The result is, in my mind, that no matter how hard we try to clean the data:
(a) Some data entry sources remain out of control and therefore cannot be cleaned
(b) Conflicts in the meta-data should be expected
(c) Incoherence in application legacy is unavoidable
Altogether, it spells according to this line of thought, data uncertainty (in addition to cause-effect uncertainty)."
Over on the SmartData Collective, Peter Thomas commented:
I think the hybrid approach that you have suggested is the way to go.

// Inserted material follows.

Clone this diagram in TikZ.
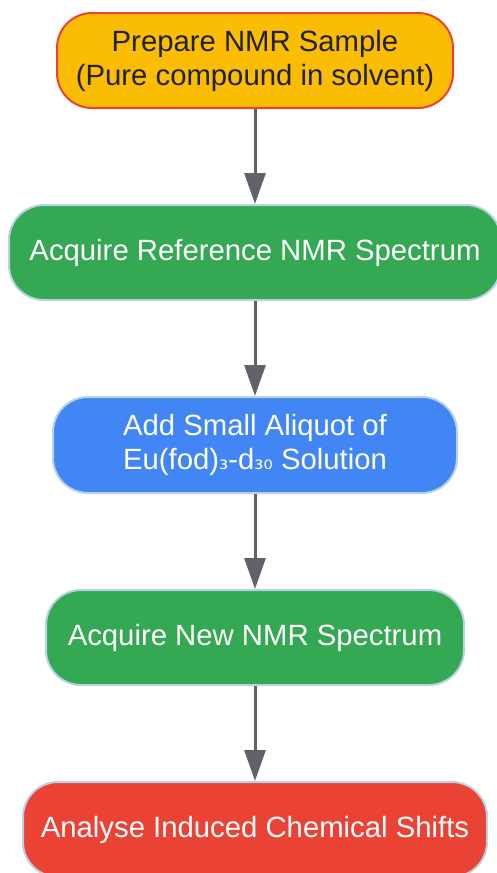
\documentclass[tikz,border=0pt]{standalone}
\usepackage{fontspec}
\setmainfont{Liberation Sans}
\newfontfamily\subfont{DejaVu Sans}
\usetikzlibrary{arrows.meta}
\definecolor{nmryellow}{HTML}{FBBC04}
\definecolor{nmrgreen}{HTML}{34A853}
\definecolor{nmrblue}{HTML}{4285F4}
\definecolor{nmrred}{HTML}{EA4335}
\definecolor{nmredge}{HTML}{B9D3E4}
\definecolor{nmrgrey}{HTML}{5F6368}
\definecolor{nmrtext}{HTML}{202124}
\tikzset{>={Triangle[length=31pt,width=21pt]}}
\tikzstyle{stage}=[rounded corners=35pt,line width=2pt,draw=nmredge,text=white,
  minimum height=95pt,align=center,font=\fontsize{29.3}{34}\selectfont]
\tikzstyle{flow}=[->,line width=3pt,draw=nmrgrey,fill=nmrgrey]

\begin{document}
\begin{tikzpicture}[x=1pt,y=-1pt]
            \useasboundingbox (0,0) rectangle (497,873);
            \def\mid{255}
            \node[stage, fill=nmryellow, draw=nmrred, text=nmrtext, minimum width=396pt]
              (prep) at (\mid,60.5) {Prepare NMR Sample\\(Pure compound in solvent)};
            \node[stage, fill=nmrgreen, minimum width=492pt]
              (ref) at (\mid,252.5) {Acquire Reference NMR Spectrum};
            \node[stage, fill=nmrblue, minimum width=404pt, minimum height=96pt]
              (add) at (\mid,445) {Add Small Aliquot of\\Eu(fod){\subfont\fontsize{23}{24}\selectfont ₃}-d{\subfont\fontsize{23}{24}\selectfont ₃₀} Solution};
            \node[stage, fill=nmrgreen, minimum width=418pt]
              (new) at (\mid,637.5) {Acquire New NMR Spectrum};
            \node[stage, fill=nmrred, minimum width=464pt]
              (ana) at (\mid,829.5) {Analyse Induced Chemical Shifts};
            \draw[flow] (prep)--(ref);
            \draw[flow] (ref)--(add);
            \draw[flow] (add)--(new);
            \draw[flow] (new)--(ana);
        \end{tikzpicture}
\end{document}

You asked about other people's experiences. I blogged about mine in this article a while back:
Using BI to drive improvements in data quality
From the LinkedIn Master Data Management Interest Group, Ravi Shankar Devaraj commented:
"Nice analogy. I agree that a mix of proactive and reactive approaches to data quality are required within an enterprise. If you are using an MDM hub to manage the single version of the truth, the reactive approach translates to data being authored at the source ERP/CRM systems (system of entry), then brought into the MDM hub, through batch or real-time, to create the golden record. The proactive approach would be to stop using the source systems as system of entry for master data and have that data created directly within the MDM Hub itself (for e.g., using Siperian Business Data Director). But that requires an higher-level of data governance maturity, which only some organizations adopt. The hyperactive approach would be a mix of reactive and proactive approaches for different types of master data. For e.g., an organization might use a proactive approach for customer data but use a reactive approach to product data. Again, it depends upon the data governance needs and maturity of the organization."